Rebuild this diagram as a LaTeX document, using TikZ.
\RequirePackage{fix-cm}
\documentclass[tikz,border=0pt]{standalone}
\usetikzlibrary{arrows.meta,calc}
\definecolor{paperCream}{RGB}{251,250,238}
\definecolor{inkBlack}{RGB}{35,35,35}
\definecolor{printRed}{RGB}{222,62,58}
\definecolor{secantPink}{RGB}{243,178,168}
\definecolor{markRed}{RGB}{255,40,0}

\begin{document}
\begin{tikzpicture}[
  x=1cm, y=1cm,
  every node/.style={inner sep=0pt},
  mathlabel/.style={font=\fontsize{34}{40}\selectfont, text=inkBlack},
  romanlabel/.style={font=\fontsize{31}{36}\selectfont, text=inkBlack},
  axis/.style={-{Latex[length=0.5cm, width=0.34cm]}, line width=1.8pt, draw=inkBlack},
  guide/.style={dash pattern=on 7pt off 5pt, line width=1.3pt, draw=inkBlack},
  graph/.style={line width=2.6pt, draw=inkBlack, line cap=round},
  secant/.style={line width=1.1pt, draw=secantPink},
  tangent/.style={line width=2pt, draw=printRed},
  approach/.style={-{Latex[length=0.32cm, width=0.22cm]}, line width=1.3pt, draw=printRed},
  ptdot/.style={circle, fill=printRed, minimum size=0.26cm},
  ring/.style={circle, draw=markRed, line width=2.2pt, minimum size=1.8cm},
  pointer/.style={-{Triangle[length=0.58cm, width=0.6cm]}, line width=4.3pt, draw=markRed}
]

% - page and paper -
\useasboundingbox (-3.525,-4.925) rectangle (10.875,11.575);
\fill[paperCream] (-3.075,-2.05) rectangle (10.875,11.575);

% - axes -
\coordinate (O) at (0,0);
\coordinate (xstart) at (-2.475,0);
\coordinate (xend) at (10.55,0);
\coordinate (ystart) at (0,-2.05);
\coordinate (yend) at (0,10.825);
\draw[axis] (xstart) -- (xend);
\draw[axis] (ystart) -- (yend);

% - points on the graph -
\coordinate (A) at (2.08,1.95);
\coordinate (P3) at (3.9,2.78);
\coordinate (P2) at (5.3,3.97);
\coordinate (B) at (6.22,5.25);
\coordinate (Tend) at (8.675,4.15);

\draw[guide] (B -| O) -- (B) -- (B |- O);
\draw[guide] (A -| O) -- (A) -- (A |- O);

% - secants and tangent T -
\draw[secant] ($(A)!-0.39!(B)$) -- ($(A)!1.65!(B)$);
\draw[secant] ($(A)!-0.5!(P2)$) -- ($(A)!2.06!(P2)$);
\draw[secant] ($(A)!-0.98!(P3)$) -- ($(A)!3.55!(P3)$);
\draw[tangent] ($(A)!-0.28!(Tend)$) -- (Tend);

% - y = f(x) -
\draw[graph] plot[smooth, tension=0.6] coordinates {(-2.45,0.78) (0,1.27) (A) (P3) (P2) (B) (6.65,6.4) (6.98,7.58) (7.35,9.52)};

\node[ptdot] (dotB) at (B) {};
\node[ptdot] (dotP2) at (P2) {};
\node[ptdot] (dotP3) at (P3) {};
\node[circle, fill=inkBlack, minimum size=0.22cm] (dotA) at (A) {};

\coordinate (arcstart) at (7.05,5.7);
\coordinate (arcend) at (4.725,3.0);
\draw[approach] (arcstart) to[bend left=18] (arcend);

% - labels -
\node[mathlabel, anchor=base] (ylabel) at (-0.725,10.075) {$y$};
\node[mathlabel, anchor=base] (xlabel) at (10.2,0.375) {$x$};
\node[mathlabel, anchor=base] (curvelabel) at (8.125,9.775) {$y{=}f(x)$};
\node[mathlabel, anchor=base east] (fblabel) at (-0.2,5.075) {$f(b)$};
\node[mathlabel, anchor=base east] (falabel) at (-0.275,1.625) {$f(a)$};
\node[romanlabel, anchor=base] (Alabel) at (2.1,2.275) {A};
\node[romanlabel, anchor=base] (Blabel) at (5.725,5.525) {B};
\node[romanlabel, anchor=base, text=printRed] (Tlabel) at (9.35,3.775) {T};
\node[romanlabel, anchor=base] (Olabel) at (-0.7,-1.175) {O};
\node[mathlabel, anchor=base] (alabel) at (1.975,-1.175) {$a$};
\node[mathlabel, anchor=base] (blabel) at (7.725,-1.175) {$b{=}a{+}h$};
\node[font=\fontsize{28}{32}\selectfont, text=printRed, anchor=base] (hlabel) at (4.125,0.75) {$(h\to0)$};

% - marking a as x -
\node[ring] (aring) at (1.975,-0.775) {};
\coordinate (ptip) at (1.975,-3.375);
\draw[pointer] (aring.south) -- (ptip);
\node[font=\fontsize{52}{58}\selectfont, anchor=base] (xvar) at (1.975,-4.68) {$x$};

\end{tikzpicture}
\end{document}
◇ ◇ ◇ ◇ ◇
### Requirements
Reproduce all of the data exactly as given.

### The response
Rebuild this diagram as a LaTeX document, using TikZ.
\RequirePackage{fix-cm}
\documentclass[tikz,border=0pt]{standalone}
\usetikzlibrary{arrows.meta,calc}
\definecolor{paperCream}{RGB}{251,250,238}
\definecolor{inkBlack}{RGB}{35,35,35}
\definecolor{printRed}{RGB}{222,62,58}
\definecolor{secantPink}{RGB}{243,178,168}
\definecolor{markRed}{RGB}{255,40,0}

\begin{document}
\begin{tikzpicture}[
  x=1cm, y=1cm,
  every node/.style={inner sep=0pt},
  mathlabel/.style={font=\fontsize{34}{40}\selectfont, text=inkBlack},
  romanlabel/.style={font=\fontsize{31}{36}\selectfont, text=inkBlack},
  axis/.style={-{Latex[length=0.5cm, width=0.34cm]}, line width=1.8pt, draw=inkBlack},
  guide/.style={dash pattern=on 7pt off 5pt, line width=1.3pt, draw=inkBlack},
  graph/.style={line width=2.6pt, draw=inkBlack, line cap=round},
  secant/.style={line width=1.1pt, draw=secantPink},
  tangent/.style={line width=2pt, draw=printRed},
  approach/.style={-{Latex[length=0.32cm, width=0.22cm]}, line width=1.3pt, draw=printRed},
  ptdot/.style={circle, fill=printRed, minimum size=0.26cm},
  ring/.style={circle, draw=markRed, line width=2.2pt, minimum size=1.8cm},
  pointer/.style={-{Triangle[length=0.58cm, width=0.6cm]}, line width=4.3pt, draw=markRed}
]

% - page and paper -
\useasboundingbox (-3.525,-4.925) rectangle (10.875,11.575);
\fill[paperCream] (-3.075,-2.05) rectangle (10.875,11.575);

% - axes -
\coordinate (O) at (0,0);
\coordinate (xstart) at (-2.475,0);
\coordinate (xend) at (10.55,0);
\coordinate (ystart) at (0,-2.05);
\coordinate (yend) at (0,10.825);
\draw[axis] (xstart) -- (xend);
\draw[axis] (ystart) -- (yend);

% - points on the graph -
\coordinate (A) at (2.08,1.95);
\coordinate (P3) at (3.9,2.78);
\coordinate (P2) at (5.3,3.97);
\coordinate (B) at (6.22,5.25);
\coordinate (Tend) at (8.675,4.15);

\draw[guide] (B -| O) -- (B) -- (B |- O);
\draw[guide] (A -| O) -- (A) -- (A |- O);

% - secants and tangent T -
\draw[secant] ($(A)!-0.39!(B)$) -- ($(A)!1.65!(B)$);
\draw[secant] ($(A)!-0.5!(P2)$) -- ($(A)!2.06!(P2)$);
\draw[secant] ($(A)!-0.98!(P3)$) -- ($(A)!3.55!(P3)$);
\draw[tangent] ($(A)!-0.28!(Tend)$) -- (Tend);

% - y = f(x) -
\draw[graph] plot[smooth, tension=0.6] coordinates {(-2.45,0.78) (0,1.27) (A) (P3) (P2) (B) (6.65,6.4) (6.98,7.58) (7.35,9.52)};

\node[ptdot] (dotB) at (B) {};
\node[ptdot] (dotP2) at (P2) {};
\node[ptdot] (dotP3) at (P3) {};
\node[circle, fill=inkBlack, minimum size=0.22cm] (dotA) at (A) {};

\coordinate (arcstart) at (7.05,5.7);
\coordinate (arcend) at (4.725,3.0);
\draw[approach] (arcstart) to[bend left=18] (arcend);

% - labels -
\node[mathlabel, anchor=base] (ylabel) at (-0.725,10.075) {$y$};
\node[mathlabel, anchor=base] (xlabel) at (10.2,0.375) {$x$};
\node[mathlabel, anchor=base] (curvelabel) at (8.125,9.775) {$y{=}f(x)$};
\node[mathlabel, anchor=base east] (fblabel) at (-0.2,5.075) {$f(b)$};
\node[mathlabel, anchor=base east] (falabel) at (-0.275,1.625) {$f(a)$};
\node[romanlabel, anchor=base] (Alabel) at (2.1,2.275) {A};
\node[romanlabel, anchor=base] (Blabel) at (5.725,5.525) {B};
\node[romanlabel, anchor=base, text=printRed] (Tlabel) at (9.35,3.775) {T};
\node[romanlabel, anchor=base] (Olabel) at (-0.7,-1.175) {O};
\node[mathlabel, anchor=base] (alabel) at (1.975,-1.175) {$a$};
\node[mathlabel, anchor=base] (blabel) at (7.725,-1.175) {$b{=}a{+}h$};
\node[font=\fontsize{28}{32}\selectfont, text=printRed, anchor=base] (hlabel) at (4.125,0.75) {$(h\to0)$};

% - marking a as x -
\node[ring] (aring) at (1.975,-0.775) {};
\coordinate (ptip) at (1.975,-3.375);
\draw[pointer] (aring.south) -- (ptip);
\node[font=\fontsize{52}{58}\selectfont, anchor=base] (xvar) at (1.975,-4.68) {$x$};

\end{tikzpicture}
\end{document}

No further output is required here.